Combining these three technologies should be a walk in the park. The best thing since sliced bread and unicorn farts should rain down the heavens upon you for even thinking of using node.js, mongo and heroku in unison.

Not so much.

The culprit – the bleeding edge, baby!

Mongo’s only been widely-ish popular for a year, node.js still isn’t widely and Heroku is traditionally a RoR hosting environment so there are things that aren’t quite smooth yet.

Getting mongoDB support on Heroku means using an external party – what heroku calls an add-on – MongoHQ. It’s a mongoDB hosting provider that gives you access to a database and lets you loose.

But MongoHQ requires authentication.

My favourite mongoDB driver for node.js … doesn’t support authentication. At least it doesn’t support authentication easily, in fact it doesn’t support authentication so much that it isn’t officially documented. The only reference to getting this working is some guy’s blogpost from April 2011. This is an actively developed library by the way, the last commit to node-mongodb-native‘s github was yesterday.

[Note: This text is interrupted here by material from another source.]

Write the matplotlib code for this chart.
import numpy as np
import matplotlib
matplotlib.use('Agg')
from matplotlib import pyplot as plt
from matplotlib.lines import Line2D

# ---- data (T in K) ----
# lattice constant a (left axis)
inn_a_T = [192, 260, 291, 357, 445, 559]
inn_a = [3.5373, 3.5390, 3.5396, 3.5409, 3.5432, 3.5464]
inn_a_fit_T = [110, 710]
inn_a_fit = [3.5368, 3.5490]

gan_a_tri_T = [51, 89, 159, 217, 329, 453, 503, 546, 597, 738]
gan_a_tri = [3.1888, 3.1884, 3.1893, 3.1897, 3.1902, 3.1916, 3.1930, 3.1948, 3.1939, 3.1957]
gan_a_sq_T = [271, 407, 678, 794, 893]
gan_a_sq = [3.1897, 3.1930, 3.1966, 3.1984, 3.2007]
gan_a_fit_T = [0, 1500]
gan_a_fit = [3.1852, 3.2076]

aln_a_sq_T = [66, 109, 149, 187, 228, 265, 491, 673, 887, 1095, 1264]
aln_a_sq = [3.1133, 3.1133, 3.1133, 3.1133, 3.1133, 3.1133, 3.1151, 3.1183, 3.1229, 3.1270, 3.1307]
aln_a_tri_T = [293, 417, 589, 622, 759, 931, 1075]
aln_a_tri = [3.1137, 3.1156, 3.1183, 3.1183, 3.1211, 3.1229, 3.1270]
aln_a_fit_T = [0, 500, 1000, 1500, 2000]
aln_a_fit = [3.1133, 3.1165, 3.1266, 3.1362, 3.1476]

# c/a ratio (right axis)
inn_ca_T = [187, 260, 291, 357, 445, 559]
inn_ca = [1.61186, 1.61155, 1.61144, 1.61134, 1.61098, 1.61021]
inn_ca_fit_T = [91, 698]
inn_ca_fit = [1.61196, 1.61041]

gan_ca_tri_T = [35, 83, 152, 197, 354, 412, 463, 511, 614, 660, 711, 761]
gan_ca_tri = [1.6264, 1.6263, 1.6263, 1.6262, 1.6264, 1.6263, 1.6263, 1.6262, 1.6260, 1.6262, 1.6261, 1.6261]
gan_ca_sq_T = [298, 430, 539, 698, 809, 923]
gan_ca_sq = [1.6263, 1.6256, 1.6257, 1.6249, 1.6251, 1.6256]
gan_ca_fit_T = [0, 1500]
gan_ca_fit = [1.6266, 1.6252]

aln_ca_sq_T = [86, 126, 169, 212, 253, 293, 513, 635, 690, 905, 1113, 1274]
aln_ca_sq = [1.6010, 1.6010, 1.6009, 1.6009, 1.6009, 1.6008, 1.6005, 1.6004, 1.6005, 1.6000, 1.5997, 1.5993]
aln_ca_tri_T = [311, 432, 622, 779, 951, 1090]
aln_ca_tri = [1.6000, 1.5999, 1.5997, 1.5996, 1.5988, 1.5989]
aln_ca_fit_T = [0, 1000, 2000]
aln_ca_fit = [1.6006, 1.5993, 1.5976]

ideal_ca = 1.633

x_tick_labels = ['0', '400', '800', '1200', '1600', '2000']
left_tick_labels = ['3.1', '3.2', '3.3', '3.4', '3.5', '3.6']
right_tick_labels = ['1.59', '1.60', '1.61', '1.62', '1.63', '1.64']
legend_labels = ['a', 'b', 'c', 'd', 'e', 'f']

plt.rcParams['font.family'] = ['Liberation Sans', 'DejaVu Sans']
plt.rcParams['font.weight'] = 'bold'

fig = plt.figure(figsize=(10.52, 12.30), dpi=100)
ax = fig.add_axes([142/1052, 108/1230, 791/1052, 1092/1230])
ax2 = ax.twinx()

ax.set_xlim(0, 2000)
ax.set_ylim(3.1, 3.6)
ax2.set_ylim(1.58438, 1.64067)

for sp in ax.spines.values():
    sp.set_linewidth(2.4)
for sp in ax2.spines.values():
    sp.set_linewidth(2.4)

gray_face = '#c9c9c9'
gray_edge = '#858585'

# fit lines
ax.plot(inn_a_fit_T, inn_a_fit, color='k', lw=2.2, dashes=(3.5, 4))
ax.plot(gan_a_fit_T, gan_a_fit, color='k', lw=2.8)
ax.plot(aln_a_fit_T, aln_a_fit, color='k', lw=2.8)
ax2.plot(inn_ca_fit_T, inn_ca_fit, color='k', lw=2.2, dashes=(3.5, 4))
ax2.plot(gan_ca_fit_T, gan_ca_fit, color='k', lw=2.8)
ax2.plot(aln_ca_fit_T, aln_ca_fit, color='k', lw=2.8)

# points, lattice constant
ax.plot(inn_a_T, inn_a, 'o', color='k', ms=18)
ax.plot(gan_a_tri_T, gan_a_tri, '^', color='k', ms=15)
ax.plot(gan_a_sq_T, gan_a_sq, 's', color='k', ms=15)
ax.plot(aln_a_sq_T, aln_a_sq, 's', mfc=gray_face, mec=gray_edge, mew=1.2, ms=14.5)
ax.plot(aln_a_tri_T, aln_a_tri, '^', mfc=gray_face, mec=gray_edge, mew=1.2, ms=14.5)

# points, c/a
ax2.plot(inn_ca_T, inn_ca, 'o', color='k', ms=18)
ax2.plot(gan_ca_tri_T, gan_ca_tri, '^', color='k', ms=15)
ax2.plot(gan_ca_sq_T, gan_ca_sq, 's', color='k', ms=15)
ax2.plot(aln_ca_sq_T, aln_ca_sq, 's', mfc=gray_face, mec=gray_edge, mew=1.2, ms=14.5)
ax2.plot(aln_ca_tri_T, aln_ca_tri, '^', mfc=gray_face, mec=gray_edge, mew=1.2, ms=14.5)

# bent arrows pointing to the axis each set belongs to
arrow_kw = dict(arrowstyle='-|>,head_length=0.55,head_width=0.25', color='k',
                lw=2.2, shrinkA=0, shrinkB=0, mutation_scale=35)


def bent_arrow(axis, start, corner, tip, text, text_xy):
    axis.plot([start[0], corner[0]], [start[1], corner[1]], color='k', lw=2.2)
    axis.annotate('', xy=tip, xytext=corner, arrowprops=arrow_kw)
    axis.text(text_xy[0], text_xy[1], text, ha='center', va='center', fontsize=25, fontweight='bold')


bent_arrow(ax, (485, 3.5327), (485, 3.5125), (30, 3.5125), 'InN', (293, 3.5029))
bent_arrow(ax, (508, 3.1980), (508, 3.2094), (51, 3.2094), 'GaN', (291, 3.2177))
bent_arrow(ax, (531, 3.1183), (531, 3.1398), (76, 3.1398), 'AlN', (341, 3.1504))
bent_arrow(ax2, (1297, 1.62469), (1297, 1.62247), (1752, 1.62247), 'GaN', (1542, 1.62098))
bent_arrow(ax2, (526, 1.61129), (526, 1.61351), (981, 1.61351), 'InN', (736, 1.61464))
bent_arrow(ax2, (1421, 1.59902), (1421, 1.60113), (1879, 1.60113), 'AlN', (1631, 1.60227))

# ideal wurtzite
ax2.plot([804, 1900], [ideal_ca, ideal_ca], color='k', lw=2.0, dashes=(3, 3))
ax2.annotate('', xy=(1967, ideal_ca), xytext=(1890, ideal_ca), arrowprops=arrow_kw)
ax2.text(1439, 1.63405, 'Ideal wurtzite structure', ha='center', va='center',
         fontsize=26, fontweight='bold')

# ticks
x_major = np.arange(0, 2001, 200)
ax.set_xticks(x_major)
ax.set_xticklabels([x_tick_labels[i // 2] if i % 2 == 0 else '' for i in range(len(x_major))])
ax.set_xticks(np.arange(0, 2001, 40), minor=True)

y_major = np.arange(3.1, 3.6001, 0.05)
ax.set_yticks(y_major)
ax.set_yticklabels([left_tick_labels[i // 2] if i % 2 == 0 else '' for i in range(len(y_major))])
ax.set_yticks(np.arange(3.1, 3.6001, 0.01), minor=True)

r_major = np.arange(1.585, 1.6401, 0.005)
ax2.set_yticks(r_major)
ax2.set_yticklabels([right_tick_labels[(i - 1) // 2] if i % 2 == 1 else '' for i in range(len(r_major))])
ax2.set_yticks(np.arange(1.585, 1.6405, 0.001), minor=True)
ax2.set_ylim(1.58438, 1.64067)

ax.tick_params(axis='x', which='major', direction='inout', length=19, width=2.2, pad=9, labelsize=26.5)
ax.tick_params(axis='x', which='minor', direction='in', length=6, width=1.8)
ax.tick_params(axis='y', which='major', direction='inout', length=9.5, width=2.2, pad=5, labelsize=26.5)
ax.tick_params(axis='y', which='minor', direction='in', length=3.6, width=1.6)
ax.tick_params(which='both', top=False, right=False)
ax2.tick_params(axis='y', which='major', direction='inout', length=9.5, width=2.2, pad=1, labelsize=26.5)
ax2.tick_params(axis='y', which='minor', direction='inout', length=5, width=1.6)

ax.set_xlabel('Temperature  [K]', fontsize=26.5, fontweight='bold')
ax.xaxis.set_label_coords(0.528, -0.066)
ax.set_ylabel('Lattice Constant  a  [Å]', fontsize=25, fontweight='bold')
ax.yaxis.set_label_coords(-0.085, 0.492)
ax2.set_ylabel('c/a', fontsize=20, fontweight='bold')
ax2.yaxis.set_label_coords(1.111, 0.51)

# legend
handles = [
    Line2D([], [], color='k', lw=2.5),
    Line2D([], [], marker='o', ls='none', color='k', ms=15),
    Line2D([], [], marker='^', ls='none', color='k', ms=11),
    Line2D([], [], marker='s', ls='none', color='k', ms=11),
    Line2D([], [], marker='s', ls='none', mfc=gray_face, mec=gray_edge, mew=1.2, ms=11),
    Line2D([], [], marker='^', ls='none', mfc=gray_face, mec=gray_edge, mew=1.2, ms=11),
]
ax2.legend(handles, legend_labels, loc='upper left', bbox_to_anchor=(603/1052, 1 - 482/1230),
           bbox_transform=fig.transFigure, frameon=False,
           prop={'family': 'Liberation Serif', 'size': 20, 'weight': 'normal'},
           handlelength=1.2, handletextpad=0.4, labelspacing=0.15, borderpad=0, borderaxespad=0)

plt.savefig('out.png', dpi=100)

Some say I should be using mongoose instead, but that would most likely require rewriting the whole application at this point. Not to mention I don’t like mongoose’s ORM-like approach because that’s just a little too SQL for my liking. Why would you force a traditional data store way of doing things onto something as refreshing as Mongo?

To make things worse, a while ago (about a year it seems), mongo introduced a new mongo:// url schema for connecting to their database … not even all the official drivers support it yet.

Don’t you just love the bleeding edge? Competing libraries, standards shifting under your feet and things never quite working out!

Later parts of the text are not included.